- **Information supplied**
----
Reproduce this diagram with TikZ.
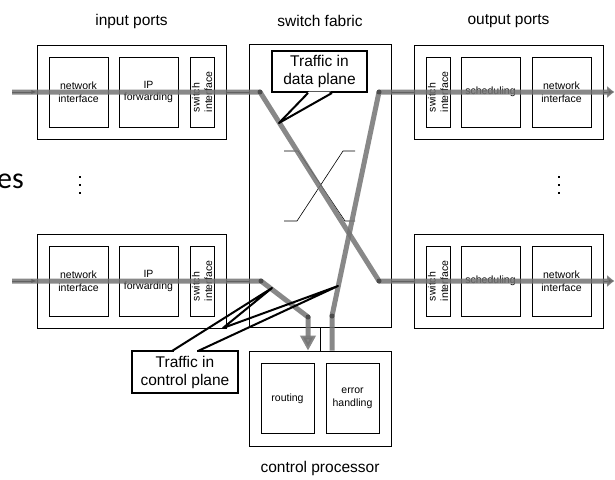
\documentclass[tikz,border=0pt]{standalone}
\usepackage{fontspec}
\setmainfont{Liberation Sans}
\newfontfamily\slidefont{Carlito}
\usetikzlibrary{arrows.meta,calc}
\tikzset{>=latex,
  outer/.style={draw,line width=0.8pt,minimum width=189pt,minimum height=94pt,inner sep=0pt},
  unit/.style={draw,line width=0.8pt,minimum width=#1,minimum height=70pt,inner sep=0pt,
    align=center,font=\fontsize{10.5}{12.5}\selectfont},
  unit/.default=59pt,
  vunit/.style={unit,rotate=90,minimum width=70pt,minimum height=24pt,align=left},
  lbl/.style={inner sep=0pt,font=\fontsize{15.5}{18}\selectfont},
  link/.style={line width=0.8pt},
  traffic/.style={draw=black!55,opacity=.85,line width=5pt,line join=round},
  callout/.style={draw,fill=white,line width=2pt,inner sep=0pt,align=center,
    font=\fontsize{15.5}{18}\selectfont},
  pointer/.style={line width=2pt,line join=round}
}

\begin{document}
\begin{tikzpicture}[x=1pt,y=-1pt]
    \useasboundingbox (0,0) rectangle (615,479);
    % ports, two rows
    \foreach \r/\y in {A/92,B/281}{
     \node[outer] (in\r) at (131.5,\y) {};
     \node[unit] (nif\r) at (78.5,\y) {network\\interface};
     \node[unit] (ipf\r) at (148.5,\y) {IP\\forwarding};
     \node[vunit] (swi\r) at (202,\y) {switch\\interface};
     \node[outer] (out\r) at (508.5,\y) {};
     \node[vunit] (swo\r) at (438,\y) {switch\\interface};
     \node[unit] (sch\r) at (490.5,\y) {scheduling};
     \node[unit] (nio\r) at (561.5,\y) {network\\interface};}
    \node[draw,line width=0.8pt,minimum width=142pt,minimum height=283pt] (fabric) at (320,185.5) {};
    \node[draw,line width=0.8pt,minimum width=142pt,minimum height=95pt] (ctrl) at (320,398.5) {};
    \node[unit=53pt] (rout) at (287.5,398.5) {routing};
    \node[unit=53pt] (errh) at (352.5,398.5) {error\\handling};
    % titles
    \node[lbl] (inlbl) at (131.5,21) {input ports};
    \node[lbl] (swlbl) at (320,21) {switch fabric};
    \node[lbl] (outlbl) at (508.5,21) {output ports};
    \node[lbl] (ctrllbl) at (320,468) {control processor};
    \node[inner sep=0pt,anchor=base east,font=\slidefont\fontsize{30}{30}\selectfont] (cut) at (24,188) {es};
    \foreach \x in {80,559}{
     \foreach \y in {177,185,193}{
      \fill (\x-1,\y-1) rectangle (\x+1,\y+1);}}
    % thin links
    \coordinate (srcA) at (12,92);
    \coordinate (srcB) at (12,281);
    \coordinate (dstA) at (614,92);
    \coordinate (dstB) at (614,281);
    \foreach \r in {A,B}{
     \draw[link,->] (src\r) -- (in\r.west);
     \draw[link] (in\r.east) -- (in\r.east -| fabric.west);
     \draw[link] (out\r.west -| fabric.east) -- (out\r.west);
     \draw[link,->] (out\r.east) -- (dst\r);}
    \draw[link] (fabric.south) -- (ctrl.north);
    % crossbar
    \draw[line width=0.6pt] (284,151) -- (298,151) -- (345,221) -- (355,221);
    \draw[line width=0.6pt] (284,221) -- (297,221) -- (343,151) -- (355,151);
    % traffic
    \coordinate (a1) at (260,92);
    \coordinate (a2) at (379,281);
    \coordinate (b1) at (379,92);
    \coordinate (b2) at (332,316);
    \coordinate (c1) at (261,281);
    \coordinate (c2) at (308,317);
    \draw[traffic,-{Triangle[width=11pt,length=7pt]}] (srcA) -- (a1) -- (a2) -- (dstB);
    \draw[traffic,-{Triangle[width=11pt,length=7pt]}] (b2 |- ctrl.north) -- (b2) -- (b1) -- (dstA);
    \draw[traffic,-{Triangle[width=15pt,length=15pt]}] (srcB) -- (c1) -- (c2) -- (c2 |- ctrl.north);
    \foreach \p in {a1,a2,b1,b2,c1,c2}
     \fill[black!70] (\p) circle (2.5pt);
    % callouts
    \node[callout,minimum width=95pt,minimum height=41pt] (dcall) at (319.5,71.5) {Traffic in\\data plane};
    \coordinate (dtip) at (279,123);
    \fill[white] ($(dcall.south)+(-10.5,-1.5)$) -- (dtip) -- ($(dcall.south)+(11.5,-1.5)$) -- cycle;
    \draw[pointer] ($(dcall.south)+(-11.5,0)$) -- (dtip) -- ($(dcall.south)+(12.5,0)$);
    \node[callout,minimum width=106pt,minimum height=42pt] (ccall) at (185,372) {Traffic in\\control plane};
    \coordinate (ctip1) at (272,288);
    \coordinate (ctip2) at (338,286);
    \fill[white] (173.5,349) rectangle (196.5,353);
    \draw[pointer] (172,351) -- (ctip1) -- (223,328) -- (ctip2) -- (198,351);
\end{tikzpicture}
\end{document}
----
- **What is asked**
Quote the data above in full, leaving out the pictures it holds.

- **Result of the exercise**
Reproduce this diagram with TikZ.
\documentclass[tikz,border=0pt]{standalone}
\usepackage{fontspec}
\setmainfont{Liberation Sans}
\newfontfamily\slidefont{Carlito}
\usetikzlibrary{arrows.meta,calc}
\tikzset{>=latex,
  outer/.style={draw,line width=0.8pt,minimum width=189pt,minimum height=94pt,inner sep=0pt},
  unit/.style={draw,line width=0.8pt,minimum width=#1,minimum height=70pt,inner sep=0pt,
    align=center,font=\fontsize{10.5}{12.5}\selectfont},
  unit/.default=59pt,
  vunit/.style={unit,rotate=90,minimum width=70pt,minimum height=24pt,align=left},
  lbl/.style={inner sep=0pt,font=\fontsize{15.5}{18}\selectfont},
  link/.style={line width=0.8pt},
  traffic/.style={draw=black!55,opacity=.85,line width=5pt,line join=round},
  callout/.style={draw,fill=white,line width=2pt,inner sep=0pt,align=center,
    font=\fontsize{15.5}{18}\selectfont},
  pointer/.style={line width=2pt,line join=round}
}

\begin{document}
\begin{tikzpicture}[x=1pt,y=-1pt]
    \useasboundingbox (0,0) rectangle (615,479);
    % ports, two rows
    \foreach \r/\y in {A/92,B/281}{
     \node[outer] (in\r) at (131.5,\y) {};
     \node[unit] (nif\r) at (78.5,\y) {network\\interface};
     \node[unit] (ipf\r) at (148.5,\y) {IP\\forwarding};
     \node[vunit] (swi\r) at (202,\y) {switch\\interface};
     \node[outer] (out\r) at (508.5,\y) {};
     \node[vunit] (swo\r) at (438,\y) {switch\\interface};
     \node[unit] (sch\r) at (490.5,\y) {scheduling};
     \node[unit] (nio\r) at (561.5,\y) {network\\interface};}
    \node[draw,line width=0.8pt,minimum width=142pt,minimum height=283pt] (fabric) at (320,185.5) {};
    \node[draw,line width=0.8pt,minimum width=142pt,minimum height=95pt] (ctrl) at (320,398.5) {};
    \node[unit=53pt] (rout) at (287.5,398.5) {routing};
    \node[unit=53pt] (errh) at (352.5,398.5) {error\\handling};
    % titles
    \node[lbl] (inlbl) at (131.5,21) {input ports};
    \node[lbl] (swlbl) at (320,21) {switch fabric};
    \node[lbl] (outlbl) at (508.5,21) {output ports};
    \node[lbl] (ctrllbl) at (320,468) {control processor};
    \node[inner sep=0pt,anchor=base east,font=\slidefont\fontsize{30}{30}\selectfont] (cut) at (24,188) {es};
    \foreach \x in {80,559}{
     \foreach \y in {177,185,193}{
      \fill (\x-1,\y-1) rectangle (\x+1,\y+1);}}
    % thin links
    \coordinate (srcA) at (12,92);
    \coordinate (srcB) at (12,281);
    \coordinate (dstA) at (614,92);
    \coordinate (dstB) at (614,281);
    \foreach \r in {A,B}{
     \draw[link,->] (src\r) -- (in\r.west);
     \draw[link] (in\r.east) -- (in\r.east -| fabric.west);
     \draw[link] (out\r.west -| fabric.east) -- (out\r.west);
     \draw[link,->] (out\r.east) -- (dst\r);}
    \draw[link] (fabric.south) -- (ctrl.north);
    % crossbar
    \draw[line width=0.6pt] (284,151) -- (298,151) -- (345,221) -- (355,221);
    \draw[line width=0.6pt] (284,221) -- (297,221) -- (343,151) -- (355,151);
    % traffic
    \coordinate (a1) at (260,92);
    \coordinate (a2) at (379,281);
    \coordinate (b1) at (379,92);
    \coordinate (b2) at (332,316);
    \coordinate (c1) at (261,281);
    \coordinate (c2) at (308,317);
    \draw[traffic,-{Triangle[width=11pt,length=7pt]}] (srcA) -- (a1) -- (a2) -- (dstB);
    \draw[traffic,-{Triangle[width=11pt,length=7pt]}] (b2 |- ctrl.north) -- (b2) -- (b1) -- (dstA);
    \draw[traffic,-{Triangle[width=15pt,length=15pt]}] (srcB) -- (c1) -- (c2) -- (c2 |- ctrl.north);
    \foreach \p in {a1,a2,b1,b2,c1,c2}
     \fill[black!70] (\p) circle (2.5pt);
    % callouts
    \node[callout,minimum width=95pt,minimum height=41pt] (dcall) at (319.5,71.5) {Traffic in\\data plane};
    \coordinate (dtip) at (279,123);
    \fill[white] ($(dcall.south)+(-10.5,-1.5)$) -- (dtip) -- ($(dcall.south)+(11.5,-1.5)$) -- cycle;
    \draw[pointer] ($(dcall.south)+(-11.5,0)$) -- (dtip) -- ($(dcall.south)+(12.5,0)$);
    \node[callout,minimum width=106pt,minimum height=42pt] (ccall) at (185,372) {Traffic in\\control plane};
    \coordinate (ctip1) at (272,288);
    \coordinate (ctip2) at (338,286);
    \fill[white] (173.5,349) rectangle (196.5,353);
    \draw[pointer] (172,351) -- (ctip1) -- (223,328) -- (ctip2) -- (198,351);
\end{tikzpicture}
\end{document}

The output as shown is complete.